### WRITTEN EXERCISE
Determine how many lines carry the word "size". Output that number only.

### INFORMATION SUPPLIED
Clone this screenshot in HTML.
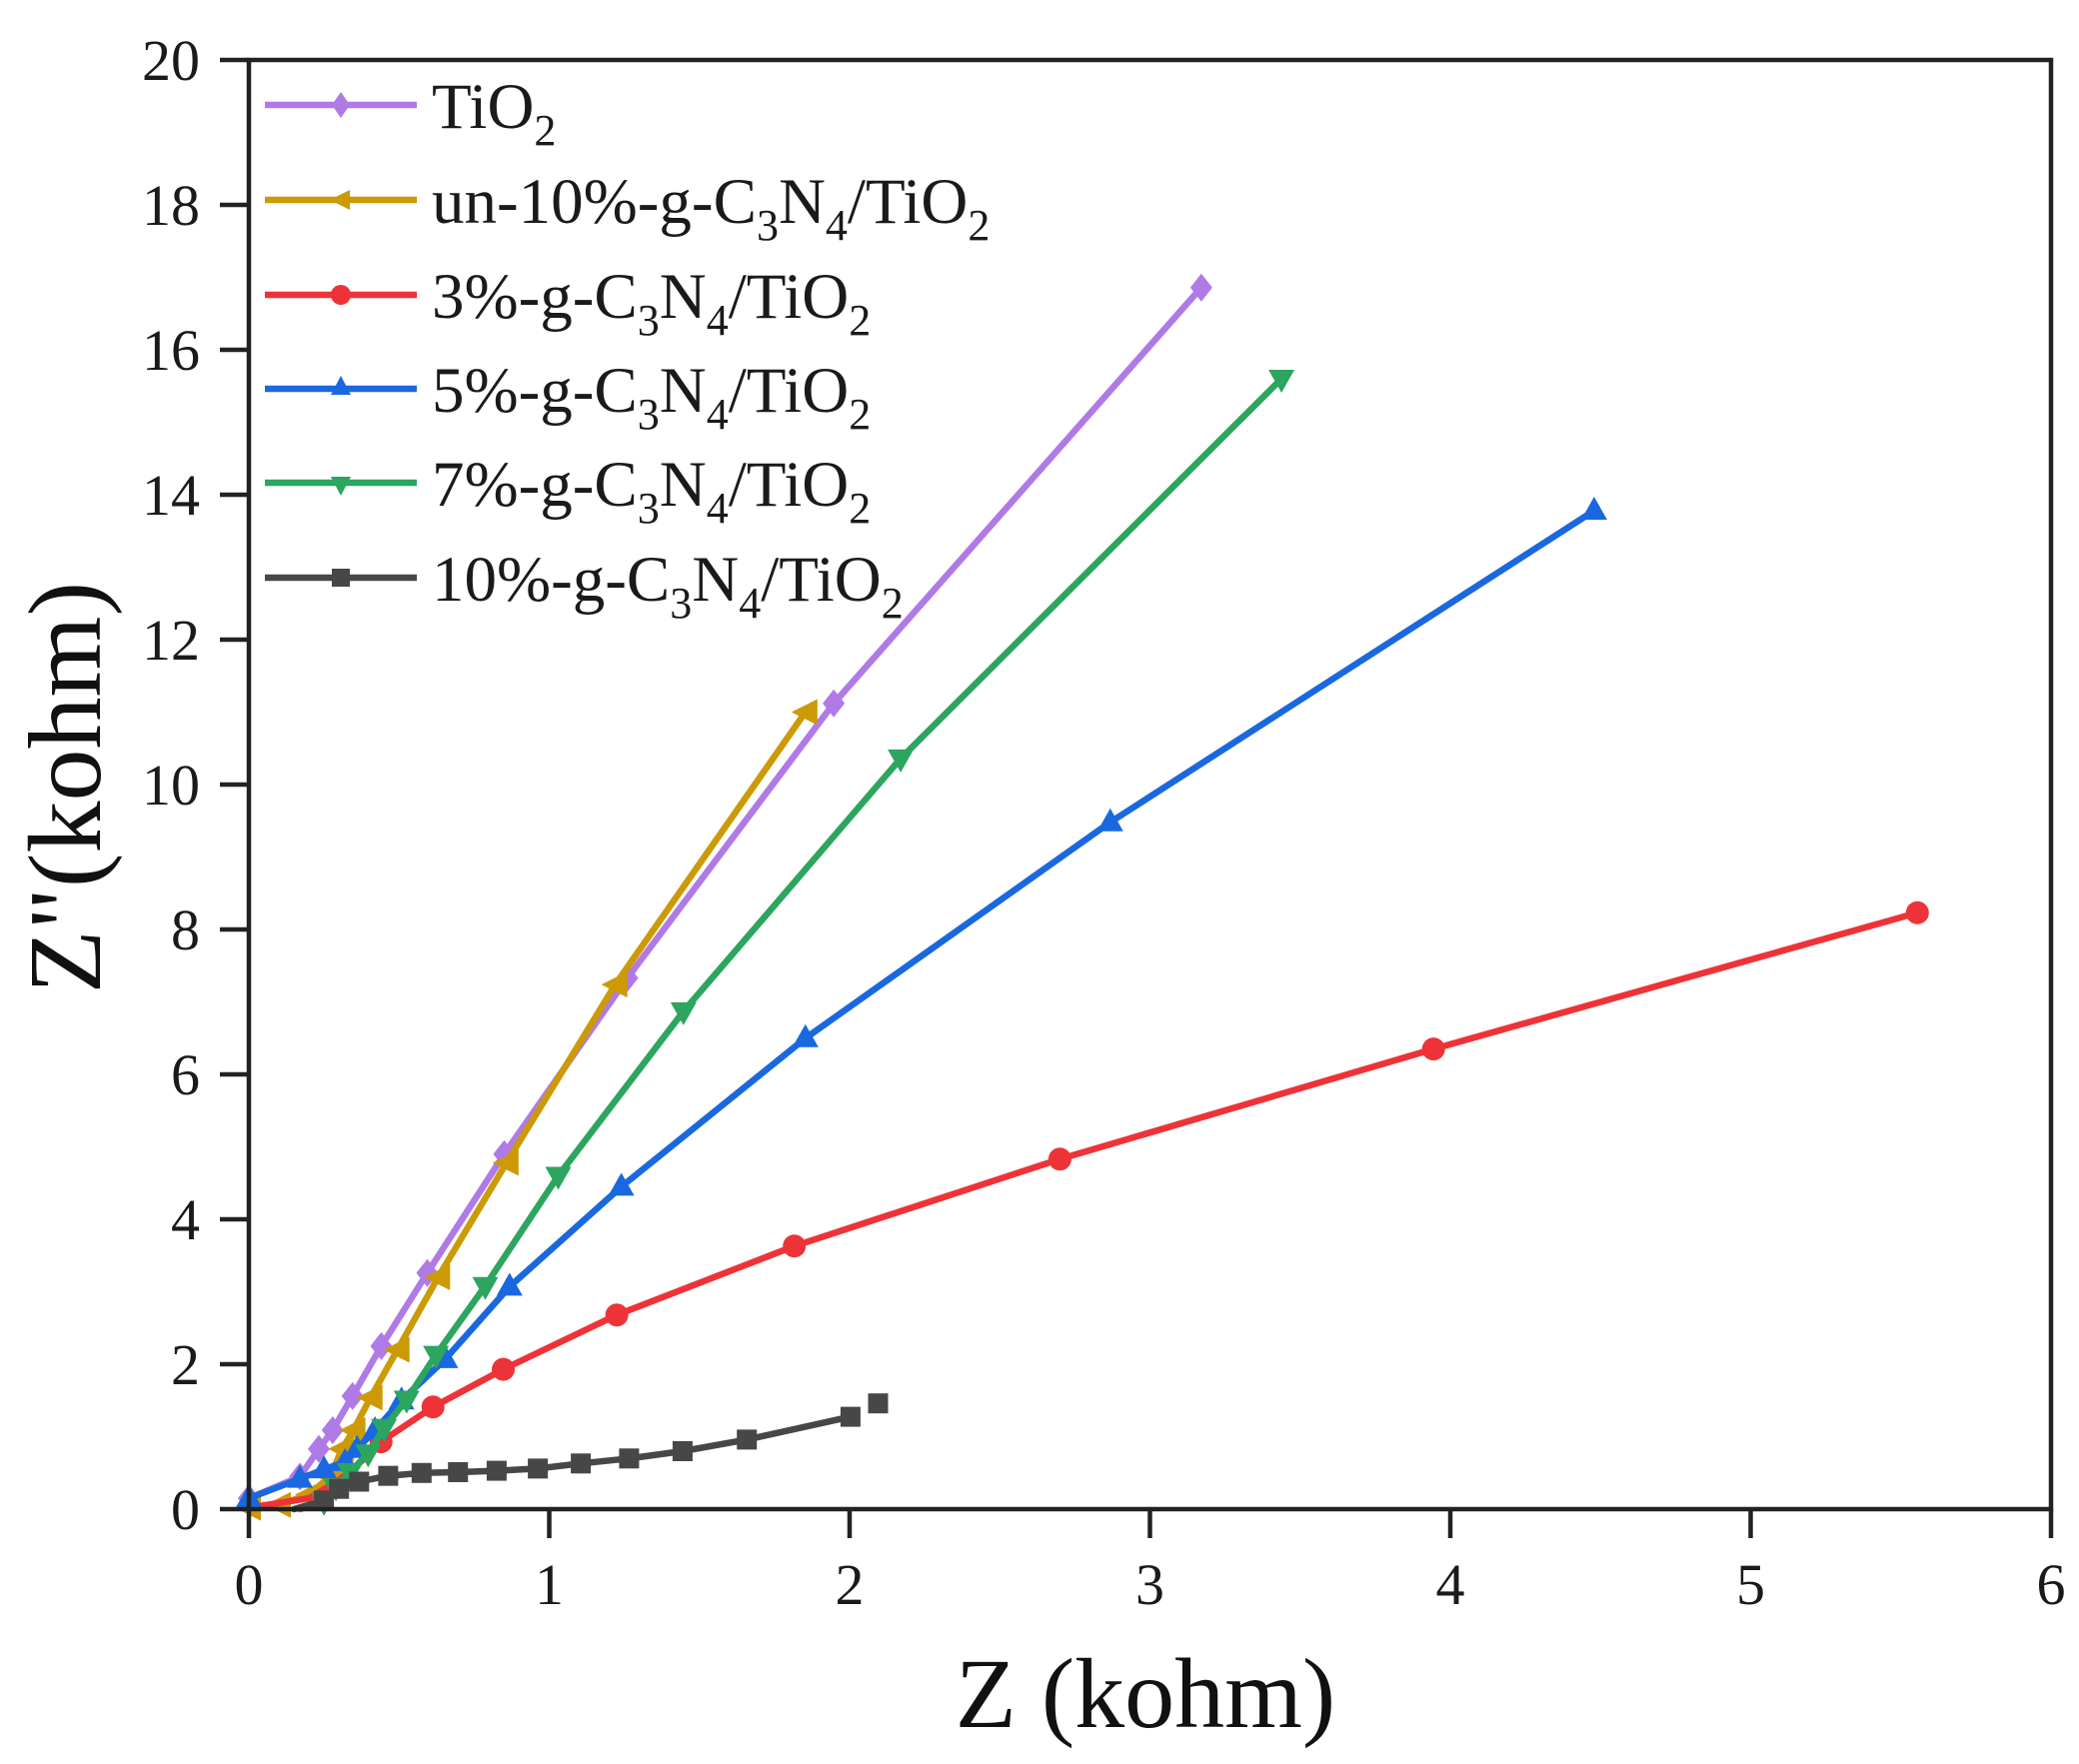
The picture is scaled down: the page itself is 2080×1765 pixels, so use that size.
<!DOCTYPE html>
<html><head><meta charset="utf-8"><style>
html,body{margin:0;padding:0;background:#fff;}
svg{display:block;font-family:"Liberation Serif","Times New Roman",serif;}
</style></head><body>
<svg width="2080" height="1765" viewBox="0 0 2080 1765" xmlns="http://www.w3.org/2000/svg">
<defs>
<marker id="mP" markerUnits="userSpaceOnUse" markerWidth="40" markerHeight="40" refX="20" refY="20" overflow="visible"><polygon points="20,6 31,20 20,34 9,20" fill="#b07ae6"/></marker>
<marker id="mO" markerUnits="userSpaceOnUse" markerWidth="40" markerHeight="40" refX="20" refY="20" overflow="visible"><polygon points="6,20 32,7 32,33" fill="#cc9a06"/></marker>
<marker id="mR" markerUnits="userSpaceOnUse" markerWidth="40" markerHeight="40" refX="20" refY="20" overflow="visible"><circle cx="20" cy="20" r="11.5" fill="#ee3338"/></marker>
<marker id="mB" markerUnits="userSpaceOnUse" markerWidth="40" markerHeight="40" refX="20" refY="20" overflow="visible"><polygon points="20,6 33,29 7,29" fill="#1a68e0"/></marker>
<marker id="mG" markerUnits="userSpaceOnUse" markerWidth="40" markerHeight="40" refX="20" refY="20" overflow="visible"><polygon points="20,34 33,11 7,11" fill="#2ca55e"/></marker>
<marker id="mK" markerUnits="userSpaceOnUse" markerWidth="40" markerHeight="40" refX="20" refY="20" overflow="visible"><rect x="10" y="10" width="20" height="20" fill="#474747"/></marker>
</defs>

<g fill="none" stroke-width="6.5" stroke-linejoin="round" stroke-linecap="round">
<polyline stroke="#b07ae6" marker-start="url(#mP)" marker-mid="url(#mP)" marker-end="url(#mP)" points="249,1499.1 300.1,1477.4 319,1449.8 332.8,1431 352.7,1396.9 381.5,1346.9 427.5,1273.7 504.4,1154.8 627.6,978.6 834.1,703.8 1201.9,287.7"/>
<polyline stroke="#cc9a06" marker-start="url(#mO)" marker-mid="url(#mO)" marker-end="url(#mO)" points="249,1508.6 279.1,1505.7 309.1,1495.5 330.1,1477.4 342.2,1449.8 353.6,1431 370.7,1398.4 397.7,1350.5 438.3,1278 506.8,1163.4 615.6,985.1 805.8,712.5"/>
<polyline stroke="#ee3338" points="249,1508.6 309.1,1499.1 339.2,1481 363.2,1460.7 381.2,1442.6"/>
<polyline stroke="#ee3338" marker-start="url(#mR)" marker-mid="url(#mR)" marker-end="url(#mR)" points="381.2,1442.6 433.2,1407.8 503.5,1370.1 617.1,1315.7 794.7,1246.8 1060.4,1159.8 1434.2,1049.6 1918.3,913.3"/>
<polyline stroke="#1a68e0" marker-start="url(#mB)" marker-mid="url(#mB)" marker-end="url(#mB)" points="249,1499.1 300.1,1479.6 324.1,1470.1 345.2,1462.9 357.2,1449.8 375.2,1431 401.7,1401.3 445.5,1359.9 509.8,1287.4 621.6,1187.4 805.8,1038.8 1110.8,822.7 1594.9,511"/>
<polyline stroke="#2ca55e" marker-mid="url(#mG)" marker-end="url(#mG)" points="300.1,1510 324.1,1502.8 336.1,1488.3 350,1473 368.3,1454.2 384.2,1428.8 406.8,1400.5 436.2,1355.6 485.5,1286.7 558.5,1176.5 683.8,1011.9 901.1,758.9 1282.1,379"/>
<polyline stroke="#474747" marker-mid="url(#mK)" marker-end="url(#mK)" points="294.1,1510 324.1,1501.3 339.2,1489.7 359.3,1482.5 388.4,1476.7 421.8,1473.8 458.2,1473 496.9,1471.6 538.1,1469.4 581.1,1464.3 629.4,1459.3 682.9,1452 747.2,1440.4 850.9,1417.6"/>
</g>
<rect x="868.5" y="1394.2" width="20" height="20" fill="#474747"/>

<!-- frame -->
<rect x="249" y="60" width="1803" height="1450" fill="none" stroke="#222" stroke-width="4.5"/>
<g stroke="#222" stroke-width="4.5">
<line x1="220" y1="1510" x2="249" y2="1510"/><line x1="220" y1="1365" x2="249" y2="1365"/>
<line x1="220" y1="1220" x2="249" y2="1220"/><line x1="220" y1="1075" x2="249" y2="1075"/>
<line x1="220" y1="930" x2="249" y2="930"/><line x1="220" y1="785" x2="249" y2="785"/>
<line x1="220" y1="640" x2="249" y2="640"/><line x1="220" y1="495" x2="249" y2="495"/>
<line x1="220" y1="350" x2="249" y2="350"/><line x1="220" y1="205" x2="249" y2="205"/>
<line x1="220" y1="60" x2="249" y2="60"/>
<line x1="249" y1="1510" x2="249" y2="1539"/><line x1="549.5" y1="1510" x2="549.5" y2="1539"/>
<line x1="850" y1="1510" x2="850" y2="1539"/><line x1="1150.5" y1="1510" x2="1150.5" y2="1539"/>
<line x1="1451" y1="1510" x2="1451" y2="1539"/><line x1="1751.5" y1="1510" x2="1751.5" y2="1539"/>
<line x1="2052" y1="1510" x2="2052" y2="1539"/>
</g>
<g font-size="58" fill="#1a1a1a" text-anchor="end">
<text x="200" y="1530">0</text><text x="200" y="1385">2</text><text x="200" y="1240">4</text>
<text x="200" y="1095">6</text><text x="200" y="950">8</text><text x="200" y="805">10</text>
<text x="200" y="660">12</text><text x="200" y="515">14</text><text x="200" y="370">16</text>
<text x="200" y="225">18</text><text x="200" y="80">20</text>
</g>
<g font-size="58" fill="#1a1a1a" text-anchor="middle">
<text x="249" y="1605">0</text><text x="549.5" y="1605">1</text><text x="850" y="1605">2</text>
<text x="1150.5" y="1605">3</text><text x="1451" y="1605">4</text><text x="1751.5" y="1605">5</text>
<text x="2052" y="1605">6</text>
</g>
<text x="1146" y="1728" font-size="100" fill="#111" text-anchor="middle">Z (kohm)</text>
<text transform="translate(100,788) rotate(-90)" font-size="104" fill="#111" text-anchor="middle">Z&quot;(kohm)</text>

<!-- legend -->
<g stroke-width="6.5">
<line x1="265" y1="105" x2="417" y2="105" stroke="#b07ae6"/>
<line x1="265" y1="200" x2="417" y2="200" stroke="#cc9a06"/>
<line x1="265" y1="295" x2="417" y2="295" stroke="#ee3338"/>
<line x1="265" y1="389" x2="417" y2="389" stroke="#1a68e0"/>
<line x1="265" y1="483" x2="417" y2="483" stroke="#2ca55e"/>
<line x1="265" y1="578" x2="417" y2="578" stroke="#474747"/>
</g>
<polygon points="341,92 350,105 341,118 332,105" fill="#b07ae6"/>
<polygon points="330,200 350,190 350,210" fill="#cc9a06"/>
<circle cx="341" cy="295" r="10" fill="#ee3338"/>
<polygon points="341,376 351,395 331,395" fill="#1a68e0"/>
<polygon points="341,496 351,477 331,477" fill="#2ca55e"/>
<rect x="332" y="569" width="18" height="18" fill="#474747"/>
<g font-size="65" fill="#1a1a1a">
<text x="432" y="128">TiO<tspan font-size="44" dy="17">2</tspan></text>
<text x="432" y="223">un-10%-g-C<tspan font-size="44" dy="17">3</tspan><tspan dy="-17">N</tspan><tspan font-size="44" dy="17">4</tspan><tspan dy="-17">/TiO</tspan><tspan font-size="44" dy="17">2</tspan></text>
<text x="432" y="318">3%-g-C<tspan font-size="44" dy="17">3</tspan><tspan dy="-17">N</tspan><tspan font-size="44" dy="17">4</tspan><tspan dy="-17">/TiO</tspan><tspan font-size="44" dy="17">2</tspan></text>
<text x="432" y="412">5%-g-C<tspan font-size="44" dy="17">3</tspan><tspan dy="-17">N</tspan><tspan font-size="44" dy="17">4</tspan><tspan dy="-17">/TiO</tspan><tspan font-size="44" dy="17">2</tspan></text>
<text x="432" y="506">7%-g-C<tspan font-size="44" dy="17">3</tspan><tspan dy="-17">N</tspan><tspan font-size="44" dy="17">4</tspan><tspan dy="-17">/TiO</tspan><tspan font-size="44" dy="17">2</tspan></text>
<text x="432" y="601">10%-g-C<tspan font-size="44" dy="17">3</tspan><tspan dy="-17">N</tspan><tspan font-size="44" dy="17">4</tspan><tspan dy="-17">/TiO</tspan><tspan font-size="44" dy="17">2</tspan></text>
</g>
</svg>
</body></html>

### EXPECTED ANSWER
12